Extinct species pose a particular problem in recovering transcriptional data, as living sources of fresh RNA are no longer available. While ancient DNA (aDNA) and proteins have demonstrated to be relatively stable after an organism’s death, in some cases surviving for millions of years,8,9,10 RNA is considered fragile due to its rapid degradation by RNases,11 making it unlikely to persist after death without immediate fixation. As a result, ancient RNA (aRNA) studies have remained rare, despite being at the forefront of the paleogenetic field during its early years.12 Nevertheless, there have been successful efforts in using formalin-fixed and paraffin-embedded (FFPE) tissues for sequencing historical RNA viral genomes, such as the H1N1 “Spanish flu”13,14,15 or HIV.16,17 Besides, recent studies have demonstrated that RNA can be recovered and sequenced from both ancient18,19 and historical animal specimens20,21,22 with sufficient resolution to reveal tissue-specific gene expression patterns. Despite these groundbreaking results, the aRNA field is still in its infancy.

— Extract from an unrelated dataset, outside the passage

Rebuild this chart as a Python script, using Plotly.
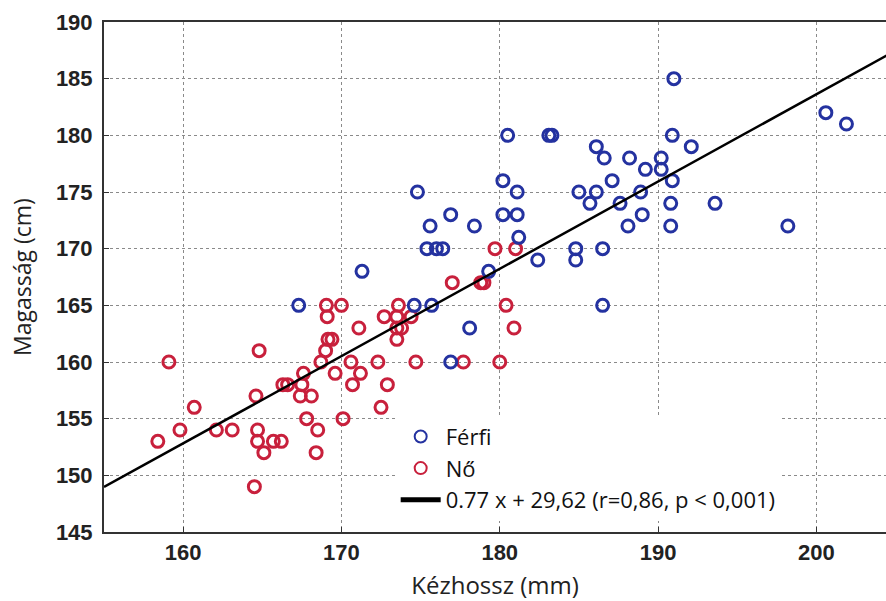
import plotly.graph_objects as go

# Férfi (men): hand length (mm), height (cm)
ferfi_x = [167.3, 174.6, 175.7, 180.2, 174.8, 181.1, 176.9, 180.2, 181.1, 175.6,
           178.4, 181.2, 175.4, 176.0, 176.4, 171.3, 182.4, 179.3, 178.1, 176.9,
           180.5, 183.1, 183.3, 191.0, 200.6, 201.9, 190.9, 186.1, 192.1, 186.6,
           188.2, 190.2, 189.2, 190.2, 187.1, 190.9, 185.0, 186.1, 188.9, 185.7,
           187.6, 190.8, 193.6, 189.0, 188.1, 190.8, 198.2, 184.8, 186.5, 184.8,
           186.5]
ferfi_y = [165, 165, 165, 176, 175, 175, 173, 173, 173, 172,
           172, 171, 170, 170, 170, 168, 169, 168, 163, 160,
           180, 180, 180, 185, 182, 181, 180, 179, 179, 178,
           178, 178, 177, 177, 176, 176, 175, 175, 175, 174,
           174, 174, 174, 173, 172, 172, 172, 170, 170, 169,
           165]

# Nő (women)
no_x = [169.05, 170.0, 169.1, 171.1, 169.15, 169.4, 169.0, 164.8, 159.1, 168.7,
        170.6, 169.6, 171.2, 170.7, 167.6, 167.5, 166.3, 166.6, 164.6, 167.4,
        168.1, 160.7, 167.8, 170.1, 159.8, 162.1, 163.1, 164.7, 168.5, 158.4,
        164.7, 165.7, 166.2, 165.1, 168.4, 164.5, 179.7, 181.0, 177.0, 178.8,
        179.0, 173.6, 180.4, 172.7, 173.5, 174.4, 180.9, 173.5, 173.8, 173.5,
        172.3, 174.7, 177.7, 180.0, 172.9, 172.5]
no_y = [165, 165, 164, 163, 162, 162, 161, 161, 160, 160,
        160, 159, 159, 158, 159, 158, 158, 158, 157, 157,
        157, 156, 155, 155, 154, 154, 154, 154, 154, 153,
        153, 153, 153, 152, 152, 149, 170, 170, 167, 167,
        167, 165, 165, 164, 164, 164, 163, 163, 163, 162,
        160, 160, 160, 160, 158, 156]

# Regression line
slope = 0.77
intercept = 29.62
line_x = [155, 205]
line_y = [slope * v + intercept for v in line_x]
line_label = "0.77 x + 29,62 (r=0,86, p < 0,001)"

x_ticks = [160, 170, 180, 190, 200]
y_ticks = [145, 150, 155, 160, 165, 170, 175, 180, 185, 190]

BLUE = "#2432a0"
RED = "#c8203c"

fig = go.Figure()
fig.add_trace(go.Scatter(
    x=no_x, y=no_y, mode="markers", name="Nő", legendrank=2,
    marker=dict(symbol="circle-open", size=12, color=RED, line=dict(width=3, color=RED)),
))
fig.add_trace(go.Scatter(
    x=ferfi_x, y=ferfi_y, mode="markers", name="Férfi", legendrank=1,
    marker=dict(symbol="circle-open", size=12, color=BLUE, line=dict(width=3, color=BLUE)),
))
fig.add_trace(go.Scatter(
    x=line_x, y=line_y, mode="lines", name=line_label, legendrank=3,
    line=dict(color="black", width=2.5),
))

tickfont = dict(family="Liberation Sans, Arial, sans-serif", size=22, color="#222", weight="bold")

fig.update_layout(
    width=886, height=601,
    margin=dict(l=104, r=0, t=22, b=69),
    plot_bgcolor="white", paper_bgcolor="white",
    showlegend=True,
    legend=dict(
        x=0.373, y=0.228, xanchor="left", yanchor="top",
        bgcolor="white", borderwidth=0,
        font=dict(family="Open Sans, sans-serif", size=22, color="#111"),
        itemsizing="constant", itemwidth=40, tracegroupgap=0,
        entrywidth=450, entrywidthmode="pixels",
    ),
    xaxis=dict(
        range=[155, 204.4], tickvals=x_ticks, ticks="inside", ticklen=5,
        tickcolor="#333", showline=True, linecolor="#333", linewidth=2, mirror=True,
        showgrid=True, gridcolor="#8a8a8a", griddash="dot", gridwidth=1.2,
        zeroline=False, tickfont=tickfont, automargin=False,
        title=dict(text="Kézhossz (mm)",
                   font=dict(family="Open Sans, sans-serif", size=24, color="#222"),
                   standoff=17),
    ),
    yaxis=dict(
        range=[145, 190], tickvals=y_ticks, ticks="inside", ticklen=5,
        tickcolor="#333", showline=True, linecolor="#333", linewidth=2, mirror=False,
        showgrid=True, gridcolor="#8a8a8a", griddash="dot", gridwidth=1.2,
        zeroline=False, tickfont=tickfont, automargin=False, ticklabelstandoff=5,
        title=dict(text="Magasság (cm)",
                   font=dict(family="Open Sans, sans-serif", size=23, color="#222"),
                   standoff=18),
    ),
)

fig.write_html("out.html", config={"displayModeBar": False},
               post_script="document.body.style.margin='0';")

In this study, we sought to extend the aRNA record to the study of ancient transcriptomes in extinct paleofauna, for which the woolly mammoth serves as a renowned example. We present a methodological framework for the isolation of aRNA molecules, leveraging and expanding on previous studies using historical and ancient specimens.18,19,22 In addition, we outline quality control measures via metagenomic and metatranscriptomic approaches, along with sequencing depth considerations, mapping strategies, and sequence analyses aimed at characterizing features found in ancient transcriptional data. These analyses account for the intrinsic mapping properties and fragmentary nature of aRNA molecules to exclude sources of DNA contamination biasing gene abundance profiling. Moreover, we propose standards for determining the transcriptional abundance, tissue identity, and endogenous origin of aRNA sequences. Applying these approaches to our mammoth samples, we identified several muscle-specific mRNAs from one of the specimens, as well as putative novel microRNA candidate loci in the woolly mammoth genome assembly23 based on gene expression evidence using mammoth-derived aRNA sequences.

Taken together, our findings highlight the possibility to extract, sequence, analyze, and validate transcriptional profiles from ancient specimens up to around 40,000 years old, thus opening the door to generating aRNA profiles from a wide range of Pleistocene remains from both extinct and extant species.

Discoveries such as this inevitably join the ever-growing catalogue of evidence that creationists must either ignore, distort, or flatly deny. Each new finding from genetics, palaeontology, geology, or any other branch of science adds another layer to an already overwhelming picture of deep time and evolutionary change. Yet rather than reconsider their assumptions, creationists are forced into increasingly contorted explanations to protect a predetermined conclusion.

The recovery of RNA from a 40,000-year-old mammoth isn’t just a technical achievement; it is a direct demonstration of the continuity of biological processes across vast stretches of time. It shows, once again, that life has a history — a long, dynamic, and traceable history — written not only in fossils and rocks but also in the molecules preserved within ancient remains. This is precisely the sort of finding that a young-Earth worldview cannot reconcile without resorting to ad hoc excuses and conspiratorial thinking.

As always, the science moves forward, independent of ideology. Researchers piece together the past using evidence, replication, and peer review, while creationist dogma remains frozen in place, unable to adapt without collapsing entirely. The result is predictable: every new discovery is dismissed, misrepresented, or recast as somehow “supporting” creationism, even when it does the exact opposite.

In reality, it is precisely these incremental advances — the ability to read ancient DNA and now ancient RNA — that make the evolutionary narrative ever more robust. Whether creationists choose to acknowledge it or not is irrelevant to the science; but for those committed to understanding the natural world, findings like this offer yet another glimpse into the deep and fascinating history of life on Earth.

Creationism isn't a problem for science, but science is fatal to creationism.